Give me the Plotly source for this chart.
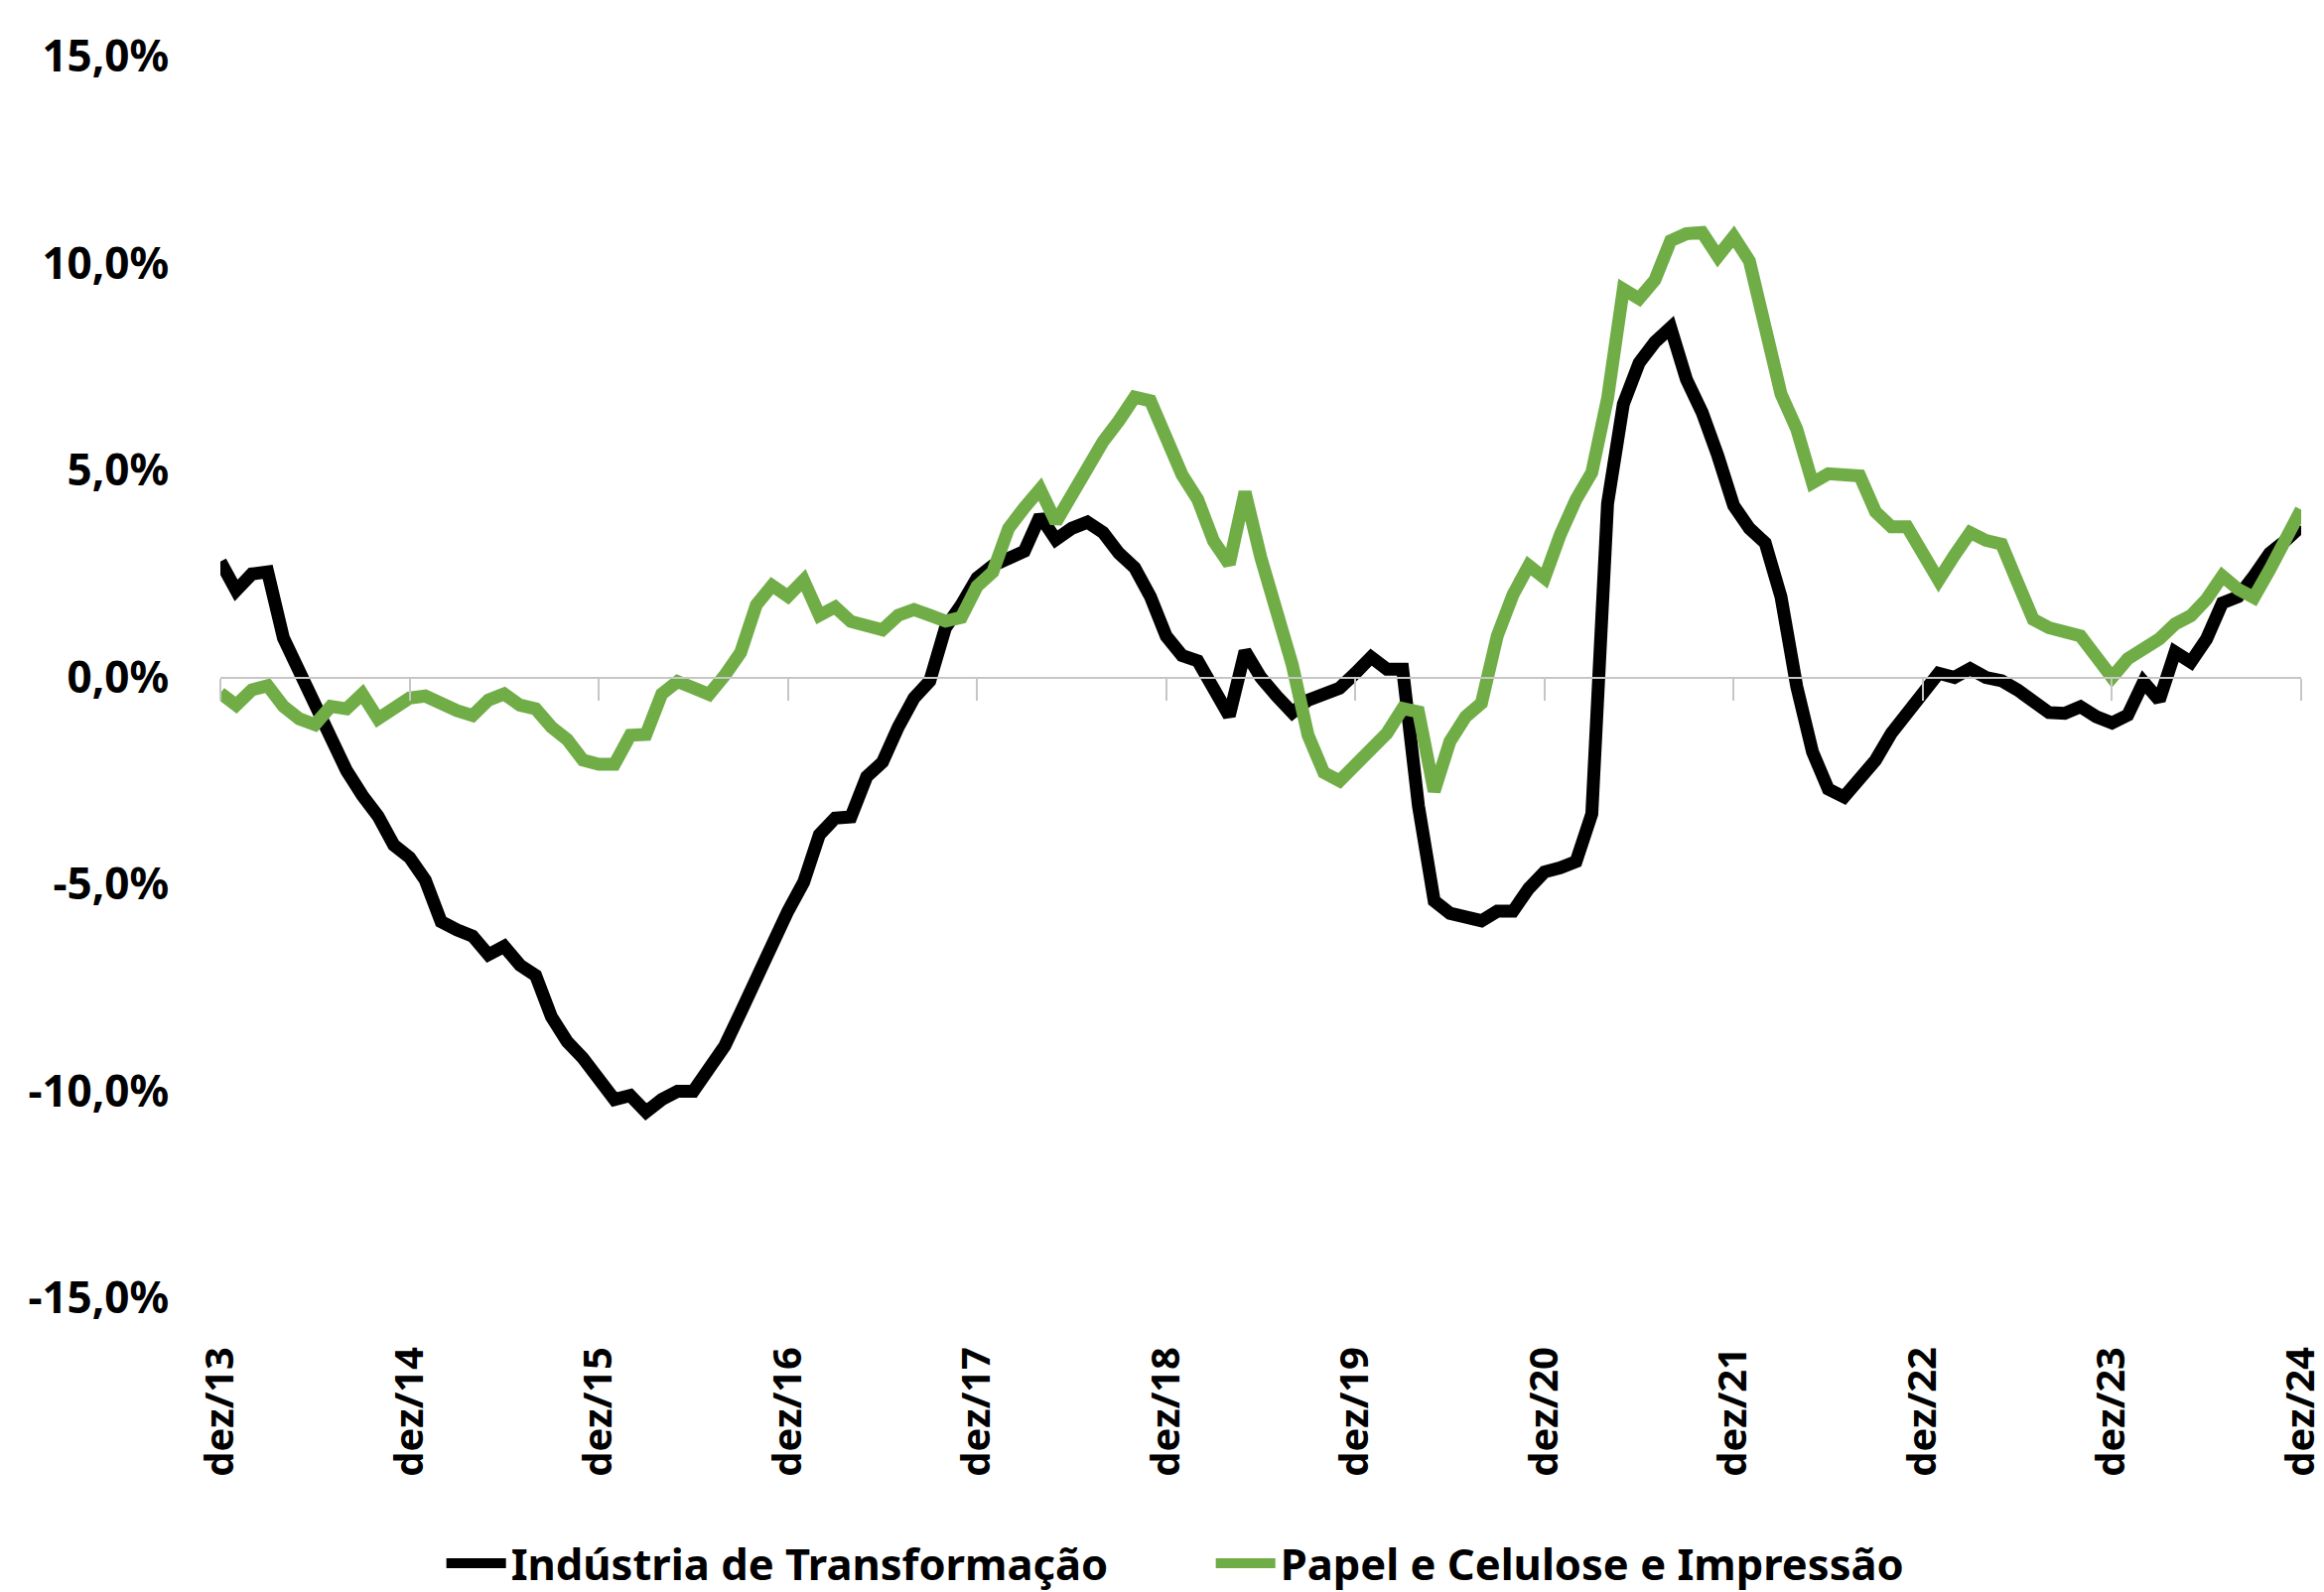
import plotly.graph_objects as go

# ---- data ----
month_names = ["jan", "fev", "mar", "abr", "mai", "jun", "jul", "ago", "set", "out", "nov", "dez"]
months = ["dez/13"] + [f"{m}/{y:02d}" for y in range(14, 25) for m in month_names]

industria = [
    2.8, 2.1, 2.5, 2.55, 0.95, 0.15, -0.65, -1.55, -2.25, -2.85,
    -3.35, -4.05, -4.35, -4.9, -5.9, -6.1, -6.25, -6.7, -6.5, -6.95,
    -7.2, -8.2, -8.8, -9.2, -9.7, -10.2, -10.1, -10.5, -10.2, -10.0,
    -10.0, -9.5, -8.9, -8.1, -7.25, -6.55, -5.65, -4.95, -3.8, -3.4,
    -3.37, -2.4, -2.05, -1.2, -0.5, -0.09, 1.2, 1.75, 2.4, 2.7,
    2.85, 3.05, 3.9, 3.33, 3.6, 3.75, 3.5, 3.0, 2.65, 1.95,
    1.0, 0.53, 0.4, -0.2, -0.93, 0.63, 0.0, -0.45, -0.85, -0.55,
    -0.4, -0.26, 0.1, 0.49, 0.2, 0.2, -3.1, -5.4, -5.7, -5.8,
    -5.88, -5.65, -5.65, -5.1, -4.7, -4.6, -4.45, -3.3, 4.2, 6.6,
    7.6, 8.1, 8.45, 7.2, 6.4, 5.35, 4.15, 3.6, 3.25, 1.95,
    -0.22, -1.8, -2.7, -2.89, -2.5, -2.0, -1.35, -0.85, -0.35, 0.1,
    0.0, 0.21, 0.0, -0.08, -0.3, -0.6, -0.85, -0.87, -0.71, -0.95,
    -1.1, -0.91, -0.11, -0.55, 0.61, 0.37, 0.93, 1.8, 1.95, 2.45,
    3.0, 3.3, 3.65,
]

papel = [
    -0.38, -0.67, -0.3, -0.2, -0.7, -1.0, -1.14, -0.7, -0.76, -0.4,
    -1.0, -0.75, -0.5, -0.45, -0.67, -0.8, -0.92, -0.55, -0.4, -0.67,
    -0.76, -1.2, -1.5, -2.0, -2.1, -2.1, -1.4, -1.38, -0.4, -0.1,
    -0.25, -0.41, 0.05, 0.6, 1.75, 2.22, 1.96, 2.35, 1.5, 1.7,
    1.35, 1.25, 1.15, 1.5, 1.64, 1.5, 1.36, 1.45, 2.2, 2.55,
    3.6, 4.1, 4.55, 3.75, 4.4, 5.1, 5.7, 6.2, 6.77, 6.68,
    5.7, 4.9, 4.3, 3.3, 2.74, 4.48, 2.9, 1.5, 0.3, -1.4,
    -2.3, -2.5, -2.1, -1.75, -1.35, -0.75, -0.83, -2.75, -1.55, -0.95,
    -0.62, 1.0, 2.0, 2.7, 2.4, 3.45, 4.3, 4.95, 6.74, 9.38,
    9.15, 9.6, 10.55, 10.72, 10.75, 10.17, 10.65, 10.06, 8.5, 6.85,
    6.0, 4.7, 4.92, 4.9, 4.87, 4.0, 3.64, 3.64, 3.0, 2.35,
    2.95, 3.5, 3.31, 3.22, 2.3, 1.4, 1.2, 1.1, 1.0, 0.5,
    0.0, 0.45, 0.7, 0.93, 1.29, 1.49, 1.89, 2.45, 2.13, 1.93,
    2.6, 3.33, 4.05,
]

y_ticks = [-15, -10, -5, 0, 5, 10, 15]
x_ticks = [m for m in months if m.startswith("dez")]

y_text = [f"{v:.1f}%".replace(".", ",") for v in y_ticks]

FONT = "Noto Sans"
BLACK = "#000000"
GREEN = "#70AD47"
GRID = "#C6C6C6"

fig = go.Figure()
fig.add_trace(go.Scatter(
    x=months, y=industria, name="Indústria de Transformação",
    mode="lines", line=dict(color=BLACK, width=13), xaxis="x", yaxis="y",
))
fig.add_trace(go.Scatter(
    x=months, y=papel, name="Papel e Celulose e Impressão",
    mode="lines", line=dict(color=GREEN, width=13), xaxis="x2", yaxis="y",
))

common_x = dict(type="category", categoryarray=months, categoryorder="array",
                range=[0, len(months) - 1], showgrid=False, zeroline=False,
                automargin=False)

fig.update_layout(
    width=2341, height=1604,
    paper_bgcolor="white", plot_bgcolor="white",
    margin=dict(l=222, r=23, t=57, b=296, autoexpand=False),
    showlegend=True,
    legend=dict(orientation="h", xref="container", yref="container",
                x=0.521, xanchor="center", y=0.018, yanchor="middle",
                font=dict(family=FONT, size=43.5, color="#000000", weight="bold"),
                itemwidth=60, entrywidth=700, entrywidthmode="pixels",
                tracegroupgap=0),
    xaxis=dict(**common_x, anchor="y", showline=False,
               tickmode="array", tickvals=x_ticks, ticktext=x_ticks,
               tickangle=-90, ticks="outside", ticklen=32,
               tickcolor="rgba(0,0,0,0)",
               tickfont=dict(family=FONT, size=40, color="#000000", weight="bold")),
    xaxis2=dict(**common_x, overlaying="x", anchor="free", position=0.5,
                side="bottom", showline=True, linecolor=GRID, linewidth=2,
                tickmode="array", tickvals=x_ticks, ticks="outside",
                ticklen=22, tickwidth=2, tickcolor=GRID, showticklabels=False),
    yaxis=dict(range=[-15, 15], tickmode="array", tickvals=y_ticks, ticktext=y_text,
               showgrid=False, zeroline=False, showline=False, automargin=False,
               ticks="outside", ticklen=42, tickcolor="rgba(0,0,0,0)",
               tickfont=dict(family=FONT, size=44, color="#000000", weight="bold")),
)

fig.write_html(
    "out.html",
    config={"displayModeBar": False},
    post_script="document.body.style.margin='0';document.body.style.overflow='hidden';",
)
# # #
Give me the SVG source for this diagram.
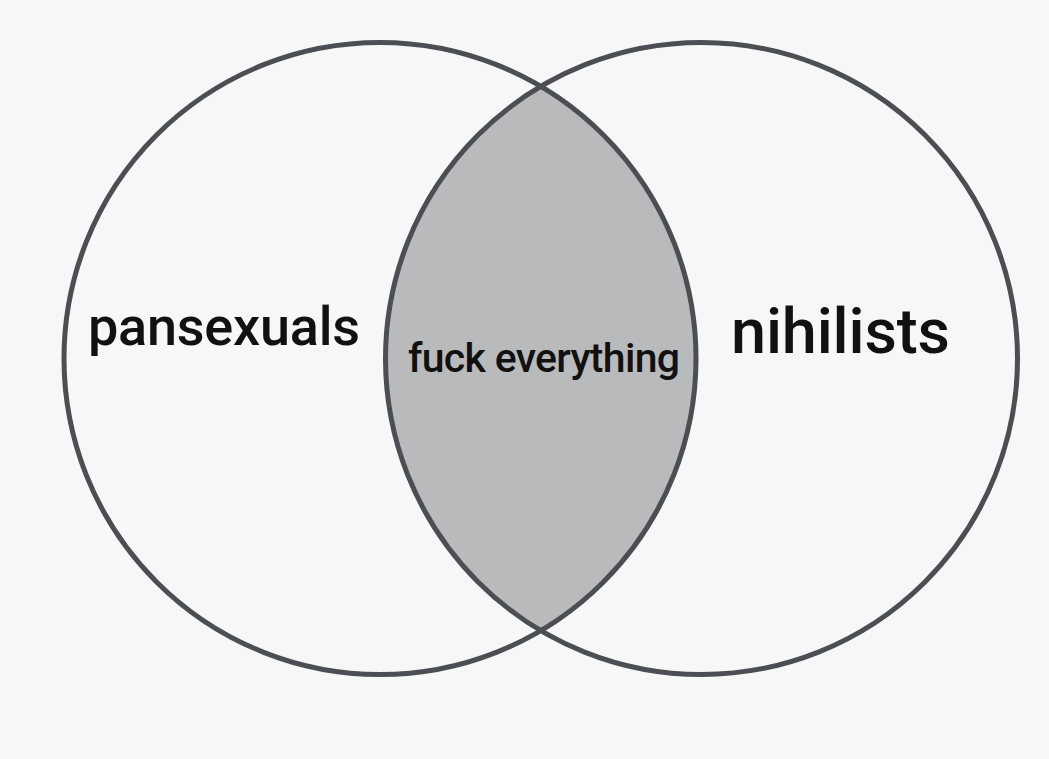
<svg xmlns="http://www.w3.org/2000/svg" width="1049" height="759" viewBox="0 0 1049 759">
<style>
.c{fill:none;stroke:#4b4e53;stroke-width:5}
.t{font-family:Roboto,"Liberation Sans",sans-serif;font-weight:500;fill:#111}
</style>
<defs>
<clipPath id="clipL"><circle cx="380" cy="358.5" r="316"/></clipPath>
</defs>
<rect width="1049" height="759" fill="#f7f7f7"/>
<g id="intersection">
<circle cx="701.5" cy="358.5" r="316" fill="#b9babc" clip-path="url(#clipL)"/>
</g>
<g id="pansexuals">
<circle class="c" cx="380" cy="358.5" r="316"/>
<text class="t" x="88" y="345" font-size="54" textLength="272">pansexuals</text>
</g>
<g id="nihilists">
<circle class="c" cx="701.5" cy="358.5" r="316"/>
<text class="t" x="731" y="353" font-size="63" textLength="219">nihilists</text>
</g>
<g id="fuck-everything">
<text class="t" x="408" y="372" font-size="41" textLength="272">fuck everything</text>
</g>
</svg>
# # #
[Task directions] Reproduce the data above exactly, but only the lines from the one showing "Give me the Plotly source for this chart." through the one showing "m in month_names]", with both ends kept and the pictures left out.

[Complete output]
Give me the Plotly source for this chart.
import plotly.graph_objects as go

# ---- data ----
month_names = ["jan", "fev", "mar", "abr", "mai", "jun", "jul", "ago", "set", "out", "nov", "dez"]
months = ["dez/13"] + [f"{m}/{y:02d}" for y in range(14, 25) for m in month_names]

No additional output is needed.